• [WHAT IS EXPECTED] Leave out the pictures and repeat the rest of the material exactly.

"""

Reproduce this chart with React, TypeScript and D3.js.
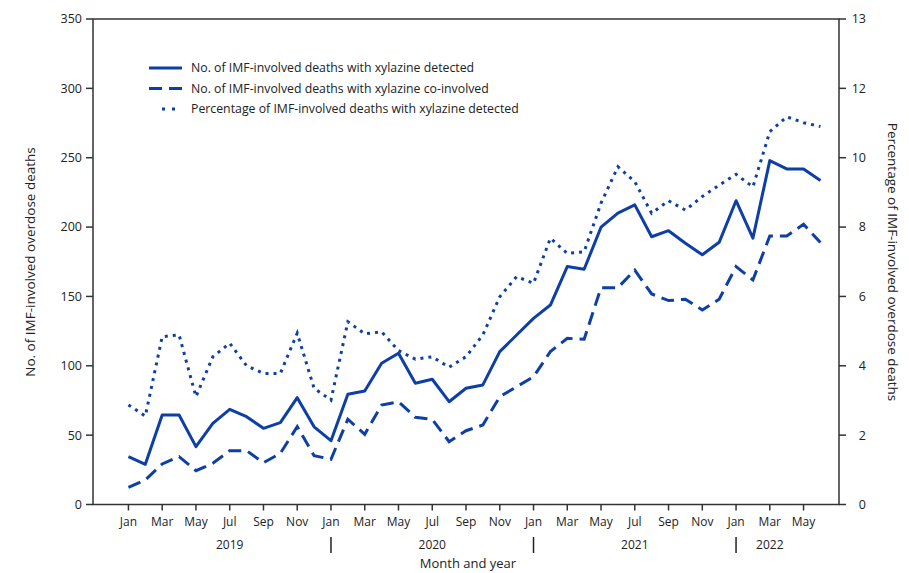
import React from "react";
import * as d3 from "d3";

const months = ["Jan","Feb","Mar","Apr","May","Jun","Jul","Aug","Sep","Oct","Nov","Dec"];
const nPoints = 42;

const detected = [34.5,29,64.5,64.5,41.7,58.5,68.6,63.3,54.9,59,77,56,
  46,79.5,81.8,101.8,109,87.4,90.3,74.1,83.8,86.2,110.2,122.2,
  134.2,143.8,171.5,169.6,199.9,210,216,193,197.4,188.3,180,189,
  219,192,247.9,241.9,241.9,233.5];
const coInvolved = [12.4,17.7,29.2,34.5,24.4,29.7,38.8,38.8,30.1,36.9,56.1,35.2,
  32.6,61.5,50.6,71.7,74.1,62.9,61.4,45.3,53.2,57.3,77.7,84.9,
  92.1,110.2,119.8,119.1,156.3,156.3,169,151.8,147,148,140.2,148,
  171.5,161.9,193.6,193.6,202,188.8];
const pctDetected = [2.87,2.55,4.84,4.89,3.11,4.26,4.65,4.0,3.78,3.78,4.94,3.35,
  3.01,5.27,4.92,4.98,4.44,4.19,4.26,3.96,4.26,4.89,5.99,6.57,
  6.38,7.68,7.24,7.29,8.69,9.74,9.31,8.4,8.76,8.49,8.88,9.21,
  9.52,9.16,10.75,11.18,11.01,10.9];

const leftTicks = [0,50,100,150,200,250,300,350];
const rightTickValues = [0,2,4,6,8,10,12,14];
const rightTickLabels = ["0","2","4","6","8","10","12","13"];
const monthTickIdx = d3.range(0, 42, 2);
const yearLabels = [{ label: "2019", idx: 6 }, { label: "2020", idx: 18 }, { label: "2021", idx: 30 }, { label: "2022", idx: 38 }];
const yearSeparators = [12, 24, 36];

const legendItems = [
  { label: "No. of IMF-involved deaths with xylazine detected", dash: "none", x0: 149 },
  { label: "No. of IMF-involved deaths with xylazine co-involved", dash: "13,7", x0: 149 },
  { label: "Percentage of IMF-involved deaths with xylazine detected", dash: "3,7", x0: 162 },
];

const W = 909, H = 573;
const L = 93, R = 839, T = 19, B = 504.5;
const COLOR = "#0d3fa6";
const AX = "#333";
const FONT = "'Open Sans', sans-serif";

export default function App() {
  const x = d3.scaleLinear().domain([-2.1, 42.1]).range([L, R]);
  const yL = d3.scaleLinear().domain([0, 350]).range([B, T]);
  const yR = d3.scaleLinear().domain([0, 14]).range([B, T]);
  const lineL = (vals: number[]) => d3.line<number>().x((_, i) => x(i)).y((v) => yL(v))(vals.slice(0, nPoints)) || "";
  const lineR = (vals: number[]) => d3.line<number>().x((_, i) => x(i)).y((v) => yR(v))(vals.slice(0, nPoints)) || "";

  return (
    <svg width={W} height={H} style={{ position: "absolute", left: 0, top: 0, background: "#fff" }} fontFamily={FONT}>
      <rect x={0} y={0} width={W} height={H} fill="#fff" />
      <rect x={L} y={T} width={R - L} height={B - T} fill="none" stroke={AX} strokeWidth={1.5} />
      {leftTicks.map((v) => (
        <g key={"l" + v}>
          <line x1={L - 7} x2={L} y1={yL(v)} y2={yL(v)} stroke={AX} strokeWidth={1.5} />
          <text x={L - 11} y={yL(v)} dy="0.35em" textAnchor="end" fontSize={12.5} fill="#222">{v}</text>
        </g>
      ))}
      {rightTickValues.map((v, i) => (
        <g key={"r" + v}>
          <line x1={R} x2={R + 7} y1={yR(v)} y2={yR(v)} stroke={AX} strokeWidth={1.5} />
          <text x={866} y={yR(v)} dy="0.35em" textAnchor="end" fontSize={12.5} fill="#222">{rightTickLabels[i]}</text>
        </g>
      ))}
      {monthTickIdx.map((i) => (
        <g key={"m" + i}>
          <line x1={x(i)} x2={x(i)} y1={B} y2={B + 6} stroke={AX} strokeWidth={1.5} />
          <text x={x(i)} y={522} dy="0.35em" textAnchor="middle" fontSize={12} fill="#222">{months[i % 12]}</text>
        </g>
      ))}
      {yearLabels.map((d) => (
        <text key={d.label} x={x(d.idx)} y={545} dy="0.35em" textAnchor="middle" fontSize={12} fill="#222">{d.label}</text>
      ))}
      {yearSeparators.map((i) => (
        <line key={"s" + i} x1={x(i)} x2={x(i)} y1={537} y2={553} stroke="#222" strokeWidth={1.5} />
      ))}
      <text x={468} y={563} dy="0.35em" textAnchor="middle" fontSize={13} fill="#222">Month and year</text>
      <text transform={`translate(30,262) rotate(-90)`} textAnchor="middle" dy="0.35em" fontSize={13.5} fill="#222">
        No. of IMF-involved overdose deaths
      </text>
      <text transform={`translate(893,262) rotate(90)`} textAnchor="middle" dy="0.35em" fontSize={13.5} fill="#222">
        Percentage of IMF-involved overdose deaths
      </text>
      <path d={lineR(pctDetected)} fill="none" stroke={COLOR} strokeWidth={3} strokeDasharray="3,5" />
      <path d={lineL(coInvolved)} fill="none" stroke={COLOR} strokeWidth={3} strokeDasharray="13,7" />
      <path d={lineL(detected)} fill="none" stroke={COLOR} strokeWidth={3} strokeLinejoin="round" />
      {legendItems.map((d, i) => (
        <g key={"lg" + i} transform={`translate(0, ${68 + i * 20.5})`}>
          <line x1={d.x0} x2={182} y1={0} y2={0} stroke={COLOR} strokeWidth={3} strokeDasharray={d.dash} />
          <text x={191} y={0} dy="0.35em" fontSize={12.3} fill="#222">{d.label}</text>
        </g>
      ))}
    </svg>
  );
}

"""

• [EXERCISE SOLUTION]
Reproduce this chart with React, TypeScript and D3.js.
import React from "react";
import * as d3 from "d3";

const months = ["Jan","Feb","Mar","Apr","May","Jun","Jul","Aug","Sep","Oct","Nov","Dec"];
const nPoints = 42;

const detected = [34.5,29,64.5,64.5,41.7,58.5,68.6,63.3,54.9,59,77,56,
  46,79.5,81.8,101.8,109,87.4,90.3,74.1,83.8,86.2,110.2,122.2,
  134.2,143.8,171.5,169.6,199.9,210,216,193,197.4,188.3,180,189,
  219,192,247.9,241.9,241.9,233.5];
const coInvolved = [12.4,17.7,29.2,34.5,24.4,29.7,38.8,38.8,30.1,36.9,56.1,35.2,
  32.6,61.5,50.6,71.7,74.1,62.9,61.4,45.3,53.2,57.3,77.7,84.9,
  92.1,110.2,119.8,119.1,156.3,156.3,169,151.8,147,148,140.2,148,
  171.5,161.9,193.6,193.6,202,188.8];
const pctDetected = [2.87,2.55,4.84,4.89,3.11,4.26,4.65,4.0,3.78,3.78,4.94,3.35,
  3.01,5.27,4.92,4.98,4.44,4.19,4.26,3.96,4.26,4.89,5.99,6.57,
  6.38,7.68,7.24,7.29,8.69,9.74,9.31,8.4,8.76,8.49,8.88,9.21,
  9.52,9.16,10.75,11.18,11.01,10.9];

const leftTicks = [0,50,100,150,200,250,300,350];
const rightTickValues = [0,2,4,6,8,10,12,14];
const rightTickLabels = ["0","2","4","6","8","10","12","13"];
const monthTickIdx = d3.range(0, 42, 2);
const yearLabels = [{ label: "2019", idx: 6 }, { label: "2020", idx: 18 }, { label: "2021", idx: 30 }, { label: "2022", idx: 38 }];
const yearSeparators = [12, 24, 36];

const legendItems = [
  { label: "No. of IMF-involved deaths with xylazine detected", dash: "none", x0: 149 },
  { label: "No. of IMF-involved deaths with xylazine co-involved", dash: "13,7", x0: 149 },
  { label: "Percentage of IMF-involved deaths with xylazine detected", dash: "3,7", x0: 162 },
];

const W = 909, H = 573;
const L = 93, R = 839, T = 19, B = 504.5;
const COLOR = "#0d3fa6";
const AX = "#333";
const FONT = "'Open Sans', sans-serif";

export default function App() {
  const x = d3.scaleLinear().domain([-2.1, 42.1]).range([L, R]);
  const yL = d3.scaleLinear().domain([0, 350]).range([B, T]);
  const yR = d3.scaleLinear().domain([0, 14]).range([B, T]);
  const lineL = (vals: number[]) => d3.line<number>().x((_, i) => x(i)).y((v) => yL(v))(vals.slice(0, nPoints)) || "";
  const lineR = (vals: number[]) => d3.line<number>().x((_, i) => x(i)).y((v) => yR(v))(vals.slice(0, nPoints)) || "";

  return (
    <svg width={W} height={H} style={{ position: "absolute", left: 0, top: 0, background: "#fff" }} fontFamily={FONT}>
      <rect x={0} y={0} width={W} height={H} fill="#fff" />
      <rect x={L} y={T} width={R - L} height={B - T} fill="none" stroke={AX} strokeWidth={1.5} />
      {leftTicks.map((v) => (
        <g key={"l" + v}>
          <line x1={L - 7} x2={L} y1={yL(v)} y2={yL(v)} stroke={AX} strokeWidth={1.5} />
          <text x={L - 11} y={yL(v)} dy="0.35em" textAnchor="end" fontSize={12.5} fill="#222">{v}</text>
        </g>
      ))}
      {rightTickValues.map((v, i) => (
        <g key={"r" + v}>
          <line x1={R} x2={R + 7} y1={yR(v)} y2={yR(v)} stroke={AX} strokeWidth={1.5} />
          <text x={866} y={yR(v)} dy="0.35em" textAnchor="end" fontSize={12.5} fill="#222">{rightTickLabels[i]}</text>
        </g>
      ))}
      {monthTickIdx.map((i) => (
        <g key={"m" + i}>
          <line x1={x(i)} x2={x(i)} y1={B} y2={B + 6} stroke={AX} strokeWidth={1.5} />
          <text x={x(i)} y={522} dy="0.35em" textAnchor="middle" fontSize={12} fill="#222">{months[i % 12]}</text>
        </g>
      ))}
      {yearLabels.map((d) => (
        <text key={d.label} x={x(d.idx)} y={545} dy="0.35em" textAnchor="middle" fontSize={12} fill="#222">{d.label}</text>
      ))}
      {yearSeparators.map((i) => (
        <line key={"s" + i} x1={x(i)} x2={x(i)} y1={537} y2={553} stroke="#222" strokeWidth={1.5} />
      ))}
      <text x={468} y={563} dy="0.35em" textAnchor="middle" fontSize={13} fill="#222">Month and year</text>
      <text transform={`translate(30,262) rotate(-90)`} textAnchor="middle" dy="0.35em" fontSize={13.5} fill="#222">
        No. of IMF-involved overdose deaths
      </text>
      <text transform={`translate(893,262) rotate(90)`} textAnchor="middle" dy="0.35em" fontSize={13.5} fill="#222">
        Percentage of IMF-involved overdose deaths
      </text>
      <path d={lineR(pctDetected)} fill="none" stroke={COLOR} strokeWidth={3} strokeDasharray="3,5" />
      <path d={lineL(coInvolved)} fill="none" stroke={COLOR} strokeWidth={3} strokeDasharray="13,7" />
      <path d={lineL(detected)} fill="none" stroke={COLOR} strokeWidth={3} strokeLinejoin="round" />
      {legendItems.map((d, i) => (
        <g key={"lg" + i} transform={`translate(0, ${68 + i * 20.5})`}>
          <line x1={d.x0} x2={182} y1={0} y2={0} stroke={COLOR} strokeWidth={3} strokeDasharray={d.dash} />
          <text x={191} y={0} dy="0.35em" fontSize={12.3} fill="#222">{d.label}</text>
        </g>
      ))}
    </svg>
  );
}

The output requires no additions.